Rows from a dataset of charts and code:

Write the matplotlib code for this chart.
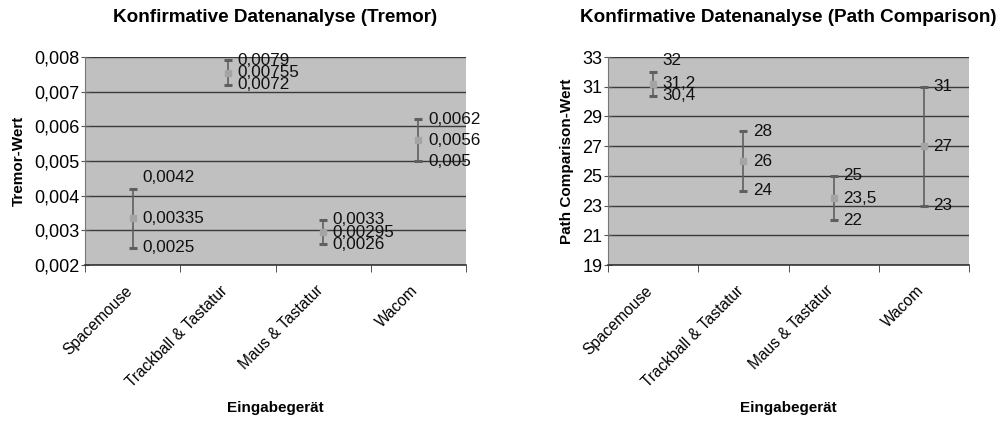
import matplotlib
matplotlib.use("Agg")
import matplotlib.pyplot as plt
from matplotlib.ticker import FuncFormatter, FixedLocator
import matplotlib.transforms as mtransforms
import numpy as np

plt.rcParams['font.family'] = ['Liberation Sans', 'DejaVu Sans']

categories = ["Spacemouse", "Trackball & Tastatur", "Maus & Tastatur", "Wacom"]

tremor_low = [0.0025, 0.0072, 0.0026, 0.005]
tremor_mean = [0.00335, 0.00755, 0.00295, 0.0056]
tremor_high = [0.0042, 0.0079, 0.0033, 0.0062]
tremor_ticks = [0.002, 0.003, 0.004, 0.005, 0.006, 0.007, 0.008]

path_low = [30.4, 24, 22, 23]
path_mean = [31.2, 26, 23.5, 27]
path_high = [32, 28, 25, 31]
path_ticks = [19, 21, 23, 25, 27, 29, 31, 33]

titles = ["Konfirmative Datenanalyse (Tremor)", "Konfirmative Datenanalyse (Path Comparison)"]
ylabels = ["Tremor-Wert", "Path Comparison-Wert"]
xlabel = "Eingabegerät"


def fmt(v):
    return f"{v:g}".replace('.', ',')


fig = plt.figure(figsize=(10.02, 4.21), dpi=100)
W, H = 1002, 421
ax1 = fig.add_axes([85 / W, (H - 265) / H, 381 / W, 208 / H])
ax2 = fig.add_axes([608 / W, (H - 265) / H, 361 / W, 208 / H])

configs = [
    (ax1, tremor_low, tremor_mean, tremor_high, tremor_ticks, {0: 8}),
    (ax2, path_low, path_mean, path_high, path_ticks, {0: 8}),
]

for i, (ax, lo, mn, hi, ticks, high_nudge) in enumerate(configs):
    x = np.arange(len(categories))
    ax.set_facecolor('#c0c0c0')
    lo_a, mn_a, hi_a = np.array(lo), np.array(mn), np.array(hi)
    ax.errorbar(x, mn_a, yerr=[mn_a - lo_a, hi_a - mn_a], fmt='none',
                ecolor='#5f5f5f', elinewidth=1.2, capsize=2.6, capthick=2.2, zorder=3)
    ax.plot(x, mn_a, 's', color='#a4a4a4', markersize=4, zorder=4)
    for j in range(len(categories)):
        for k, v in enumerate([hi[j], mn[j], lo[j]]):
            dy = high_nudge.get(j, 0) if k == 0 else 0
            ax.annotate(fmt(v), (x[j], v), xytext=(7, dy), textcoords='offset points',
                        ha='left', va='center', fontsize=12.3, color='#111111', zorder=5)
    ax.set_xlim(-0.5, len(categories) - 0.5)
    ax.set_ylim(ticks[0], ticks[-1])
    ax.set_yticks(ticks)
    ax.yaxis.set_major_formatter(FuncFormatter(lambda v, p: fmt(round(v, 6))))
    ax.grid(axis='y', color='#3a3a3a', linewidth=1.0, zorder=1)
    ax.set_axisbelow(True)
    ax.set_xticks(x)
    ax.set_xticklabels(categories, rotation=45, ha='right', rotation_mode='anchor',
                       fontsize=11.2)
    ax.tick_params(axis='x', length=0, pad=10)
    offset = mtransforms.ScaledTranslation(-8 / 100, -4 / 100, fig.dpi_scale_trans)
    for lab in ax.get_xticklabels():
        lab.set_transform(lab.get_transform() + offset)
    ax.xaxis.set_minor_locator(FixedLocator(np.arange(-0.5, len(categories), 1.0)))
    ax.tick_params(axis='x', which='minor', length=5, color='#333333')
    ax.tick_params(axis='y', direction='inout', length=6, color='#555555',
                   labelsize=13, pad=1)
    for s in ['top', 'right']:
        ax.spines[s].set_visible(False)
    ax.spines['left'].set_color('#777777')
    ax.spines['bottom'].set_color('#333333')
    ax.spines['bottom'].set_linewidth(1.2)
    ax.set_title(titles[i], fontsize=13.6, fontweight='bold', pad=25)
    ax.set_ylabel(ylabels[i], fontsize=11, fontweight='bold', labelpad=6)
    ax.set_xlabel(xlabel, fontsize=11, fontweight='bold')
    ax.xaxis.set_label_coords(0.5, -(401 - 265) / 208)

fig.savefig('out.png', dpi=100)
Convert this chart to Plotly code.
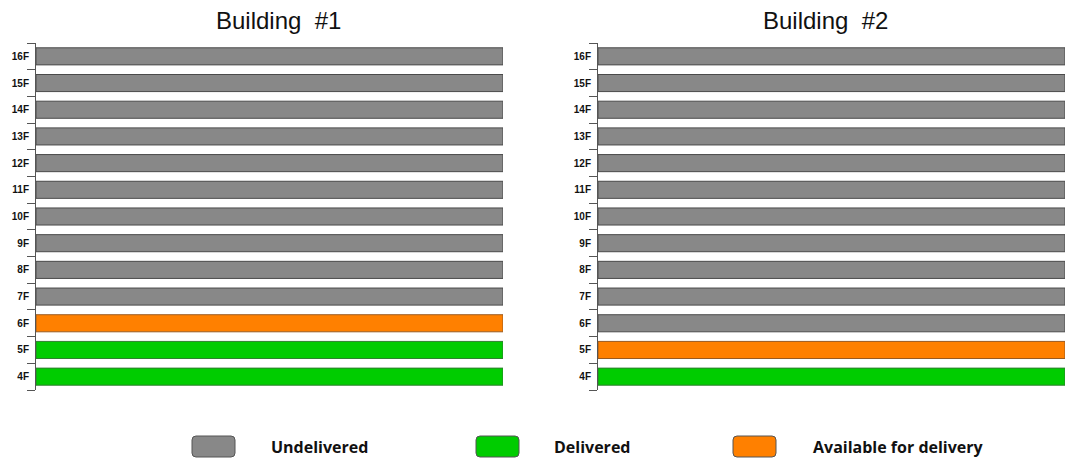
import plotly.graph_objects as go

# Floors of each building, bottom to top
floors = ["4F", "5F", "6F", "7F", "8F", "9F", "10F", "11F", "12F", "13F", "14F", "15F", "16F"]

# Delivery status per floor (same order as floors)
building1_status = ["Delivered", "Delivered", "Available for delivery"] + ["Undelivered"] * 10
building2_status = ["Delivered", "Available for delivery"] + ["Undelivered"] * 11

buildings = ["Building  #1", "Building  #2"]
statuses = ["Undelivered", "Delivered", "Available for delivery"]

fill = {"Undelivered": "#888888", "Delivered": "#00CC00", "Available for delivery": "#FF8000"}
edge = {"Undelivered": "#4a4a4a", "Delivered": "#2f7f2f", "Available for delivery": "#9a5a20"}

W, H = 1074, 460
domains = [(36 / W, 503 / W), (598 / W, 1065 / W)]
title_x = [278, 825]
ydom = (1 - 390 / H, 1 - 43 / H)

fig = go.Figure()
for i, status_list in enumerate([building1_status, building2_status]):
    fig.add_trace(go.Bar(
        x=[1] * len(floors),
        y=floors,
        orientation="h",
        xaxis="x" if i == 0 else "x2",
        yaxis="y" if i == 0 else "y2",
        marker=dict(color=[fill[s] for s in status_list],
                    line=dict(color=[edge[s] for s in status_list], width=1)),
        showlegend=False,
        hoverinfo="y",
    ))

axis_common = dict(range=[0, 1], showgrid=False, zeroline=False, showticklabels=False,
                   showline=False, fixedrange=True)
yaxis_common = dict(type="category", categoryorder="array", categoryarray=floors,
                    showgrid=False, zeroline=False, showline=True, linecolor="#555555",
                    linewidth=1, ticks="outside", tickson="boundaries", ticklen=8,
                    tickcolor="#555555", tickwidth=1, ticklabelstandoff=4,
                    tickfont=dict(family="Liberation Sans, Arial", size=10, color="#111111",
                                  weight="bold"),
                    domain=list(ydom))

fig.update_layout(
    width=W, height=H,
    margin=dict(l=0, r=0, t=0, b=0),
    paper_bgcolor="white", plot_bgcolor="white",
    bargap=0.36,
    xaxis=dict(domain=list(domains[0]), anchor="y", **axis_common),
    xaxis2=dict(domain=list(domains[1]), anchor="y2", **axis_common),
    yaxis=dict(anchor="x", **yaxis_common),
    yaxis2=dict(anchor="x2", **yaxis_common),
)

# Titles above each building
for tx, name in zip(title_x, buildings):
    fig.add_annotation(x=tx / W, y=1 - 21 / H, xref="paper", yref="paper",
                       text=name.replace("  ", "&nbsp; "), showarrow=False,
                       font=dict(family="Liberation Sans, Arial", size=24, color="#111111"),
                       xanchor="center", yanchor="middle")

# Legend with rounded swatches along the bottom
swatch_x = [192, 476, 733]
label_x = [269, 552, 811]
sw_w, sw_h, r = 43, 21, 4
y_top, y_bot = 436, 457
for sx, lx, status in zip(swatch_x, label_x, statuses):
    x0, x1 = sx / W, (sx + sw_w) / W
    y0, y1 = 1 - y_bot / H, 1 - y_top / H
    rx, ry = r / W, r / H
    path = (f"M {x0 + rx} {y0} L {x1 - rx} {y0} Q {x1} {y0} {x1} {y0 + ry} "
            f"L {x1} {y1 - ry} Q {x1} {y1} {x1 - rx} {y1} L {x0 + rx} {y1} "
            f"Q {x0} {y1} {x0} {y1 - ry} L {x0} {y0 + ry} Q {x0} {y0} {x0 + rx} {y0} Z")
    fig.add_shape(type="path", path=path, xref="paper", yref="paper",
                  fillcolor=fill[status], line=dict(color="#555555", width=1))
    fig.add_annotation(x=lx / W, y=1 - 447 / H, xref="paper", yref="paper",
                       text=status, showarrow=False, xanchor="left", yanchor="middle",
                       font=dict(family="Open Sans", size=16, color="#111111", weight="bold"))

fig.write_html("out.html")
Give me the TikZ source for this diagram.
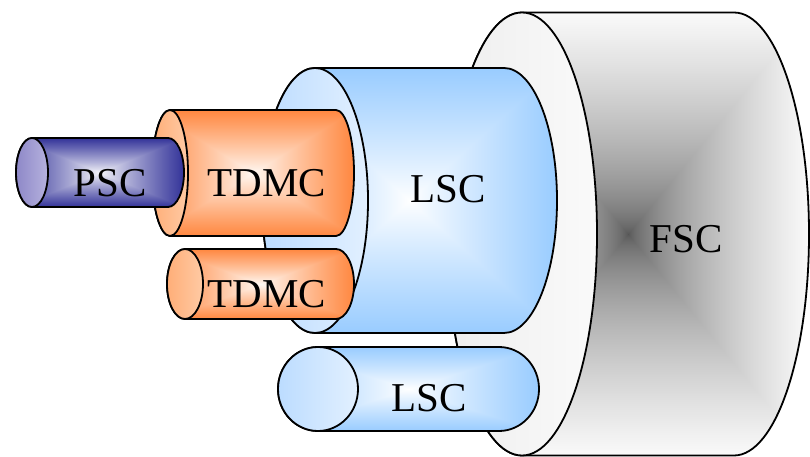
\documentclass[tikz,border=0pt]{standalone}
\usepackage{fontspec}
\setmainfont{Liberation Serif}
% rectangle ("square") gradient: center colour -> edge colour, #8 = exponent
\newcommand{\declrect}[8]{%
  \pgfdeclarefunctionalshading{#1}{\pgfpoint{0bp}{0bp}}{\pgfpoint{100bp}{100bp}}{}{%
    50 sub abs exch 50 sub abs 2 copy lt {exch} if pop 25 div dup 1 gt {pop 1} if
    #8 exp
    dup dup
    #5 mul #2 add 3 1 roll
    #6 mul #3 add exch
    #7 mul #4 add
  }}
\declrect{lscrect}{1}{1}{1}{-0.40}{-0.20}{0}{0.9}
\declrect{tdmcrect}{1}{0.98}{0.96}{0}{-0.45}{-0.71}{0.9}
\declrect{pscrect}{0.96}{0.96}{0.98}{-0.76}{-0.76}{-0.38}{0.9}
\declrect{fscrect}{0.33}{0.33}{0.33}{0.65}{0.65}{0.65}{0.6}
\definecolor{lscfaceL}{HTML}{BCDCFF}
\definecolor{lscfaceR}{HTML}{E2F0FF}
\definecolor{tdmcfaceL}{HTML}{FFAE78}
\definecolor{tdmcfaceR}{HTML}{FFCAA4}
\definecolor{pscfaceL}{HTML}{8E88C8}
\definecolor{pscfaceR}{HTML}{B6B2DE}
\definecolor{fscfaceL}{HTML}{EEEEEE}
\definecolor{fscfaceR}{HTML}{FAFAFA}
\tikzset{
  cylbody/.style={draw=black, line width=1.8pt, line join=round},
  cylface/.style={draw=black, line width=1.8pt},
  lbl/.style={anchor=base, inner sep=0pt, font=\fontsize{41}{41}\selectfont},
}
% #1 cx, #2 cy (image, y down), #3 rx, #4 ry, #5 right centre x, #6 shading, #7 face left, #8 face right
\newcommand{\cylinder}[8]{%
  \path[cylbody, shade, shading=#6] (#1,{457-#2+#4}) -- (#5,{457-#2+#4})
     arc[start angle=90, end angle=-90, x radius=#3pt, y radius=#4pt]
     -- (#1,{457-#2-#4})
     arc[start angle=270, end angle=90, x radius=#3pt, y radius=#4pt] -- cycle;
  \path[cylface, left color=#7, right color=#8] (#1,{457-#2}) ellipse[x radius=#3pt, y radius=#4pt];
}
\begin{document}
\begin{tikzpicture}[x=1pt, y=1pt]
\useasboundingbox (0,0) rectangle (810,457);
% FSC
\cylinder{522}{234}{75}{221.5}{734}{fscrect}{fscfaceL}{fscfaceR}
% LSC large
\cylinder{315}{200.5}{53}{132.5}{504}{lscrect}{lscfaceL}{lscfaceR}
% LSC small
\cylinder{318}{389}{40}{42}{499}{lscrect}{lscfaceL}{lscfaceR}
% TDMC upper
\cylinder{170}{173}{18}{63}{336}{tdmcrect}{tdmcfaceL}{tdmcfaceR}
% TDMC lower
\cylinder{185}{284}{18}{35}{336}{tdmcrect}{tdmcfaceL}{tdmcfaceR}
% PSC
\cylinder{32}{172.5}{16}{34.5}{168}{pscrect}{pscfaceL}{pscfaceR}
% labels
\node[lbl] (fsc) at (686,{457-253}) {FSC};
\node[lbl] (lsc1) at (448,{457-203}) {LSC};
\node[lbl] (lsc2) at (429,{457-412}) {LSC};
\node[lbl] (tdmc1) at (267,{457-197}) {TDMC};
\node[lbl] (tdmc2) at (267,{457-308}) {TDMC};
\node[lbl] (psc) at (110,{457-197}) {PSC};
\end{tikzpicture}
\end{document}
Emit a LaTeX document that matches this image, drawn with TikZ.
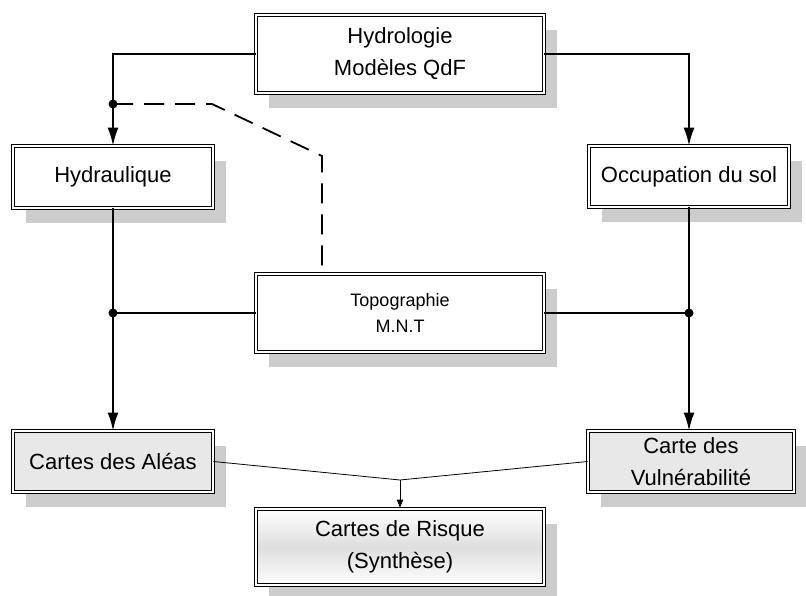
\documentclass[tikz,border=0pt]{standalone}
\usepackage{fontspec}
\setmainfont{Liberation Sans}
\usetikzlibrary{arrows.meta,shadows}

\begin{document}
\begin{tikzpicture}[x=1pt,y=-1pt,
  box/.style={draw=black, line width=0.8pt, double=white, double distance=1.5pt,
    fill=white, inner sep=0pt, align=center,
    font=\fontsize{22}{32}\selectfont,
    drop shadow={shadow xshift=13pt, shadow yshift=-15pt, fill=black!20, opacity=1}},
  greybox/.style={box, fill=black!9},
  mainline/.style={line width=1.8pt},
  thinline/.style={line width=0.8pt},
  bigtip/.style={-{Latex[length=18pt,width=11pt]}},
  smalltip/.style={-{Latex[length=9pt,width=7pt]}},
  junction/.style={fill=black}
]
\useasboundingbox (0,0) rectangle (806,596);

% boxes
\node[box, minimum width=288pt, minimum height=78pt] (hydro) at (400,54)
  {Hydrologie\\Modèles QdF};
\node[box, minimum width=200pt, minimum height=62pt] (hydrau) at (113,177)
  {Hydraulique};
\node[box, minimum width=200pt, minimum height=61pt] (occ) at (689,176.5)
  {Occupation du sol};
\node[box, minimum width=288pt, minimum height=78pt,
      font=\fontsize{18}{26}\selectfont] (topo) at (400,313)
  {Topographie\\M.N.T};
\node[greybox, minimum width=200pt, minimum height=61pt] (alea) at (113,461.5)
  {Cartes des Aléas};
\node[greybox, minimum width=206pt, minimum height=61pt] (vuln) at (691,461.5)
  {Carte des\\Vulnérabilité};
\node[box, top color=white, bottom color=white, middle color=black!13,
      minimum width=288pt, minimum height=76pt] (risk) at (400,547)
  {Cartes de Risque\\(Synthèse)};

% junction points
\coordinate (jtop) at (113,104);
\coordinate (jleft) at (113,313);
\coordinate (jright) at (689,313);
\coordinate (jrisk) at (400,480);
\coordinate (bend) at (322,156);

% main flow
\draw[mainline, bigtip] (hydro.west) -| (hydrau.north);
\draw[mainline, bigtip] (hydro.east) -| (occ.north);
\draw[mainline, bigtip] (hydrau.south) -- (alea.north);
\draw[mainline, bigtip] (occ.south) -- (occ.south |- vuln.north);
\draw[mainline] (topo.west) -- (jleft);
\draw[mainline] (topo.east) -- (jright);

% dashed link to the terrain model
\draw[line width=1.8pt, dash pattern=on 20pt off 11pt]
  (jtop) -- (212,104) -- (bend) -- (bend |- topo.north);

\fill[junction] (jtop) circle (4.5pt);
\fill[junction] (jleft) circle (4.5pt);
\fill[junction] (jright) circle (4.5pt);

% synthesis
\draw[thinline] (alea.east) -- (jrisk);
\draw[thinline] (vuln.west) -- (jrisk);
\draw[thinline, smalltip] (jrisk) -- (risk.north);
\end{tikzpicture}
\end{document}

▸ PROBLEM DESCRIPTION
Beginning with the first line of the records above, extract each line exactly through the line that holds "ax2 = fig.add_axes([608", both ends included. Omit pictures.

▸ RESULT OF THIS EXERCISE
Write the matplotlib code for this chart.
import matplotlib
matplotlib.use("Agg")
import matplotlib.pyplot as plt
from matplotlib.ticker import FuncFormatter, FixedLocator
import matplotlib.transforms as mtransforms
import numpy as np

plt.rcParams['font.family'] = ['Liberation Sans', 'DejaVu Sans']

categories = ["Spacemouse", "Trackball & Tastatur", "Maus & Tastatur", "Wacom"]

tremor_low = [0.0025, 0.0072, 0.0026, 0.005]
tremor_mean = [0.00335, 0.00755, 0.00295, 0.0056]
tremor_high = [0.0042, 0.0079, 0.0033, 0.0062]
tremor_ticks = [0.002, 0.003, 0.004, 0.005, 0.006, 0.007, 0.008]

path_low = [30.4, 24, 22, 23]
path_mean = [31.2, 26, 23.5, 27]
path_high = [32, 28, 25, 31]
path_ticks = [19, 21, 23, 25, 27, 29, 31, 33]

titles = ["Konfirmative Datenanalyse (Tremor)", "Konfirmative Datenanalyse (Path Comparison)"]
ylabels = ["Tremor-Wert", "Path Comparison-Wert"]
xlabel = "Eingabegerät"


def fmt(v):
    return f"{v:g}".replace('.', ',')


fig = plt.figure(figsize=(10.02, 4.21), dpi=100)
W, H = 1002, 421
ax1 = fig.add_axes([85 / W, (H - 265) / H, 381 / W, 208 / H])
ax2 = fig.add_axes([608 / W, (H - 265) / H, 361 / W, 208 / H])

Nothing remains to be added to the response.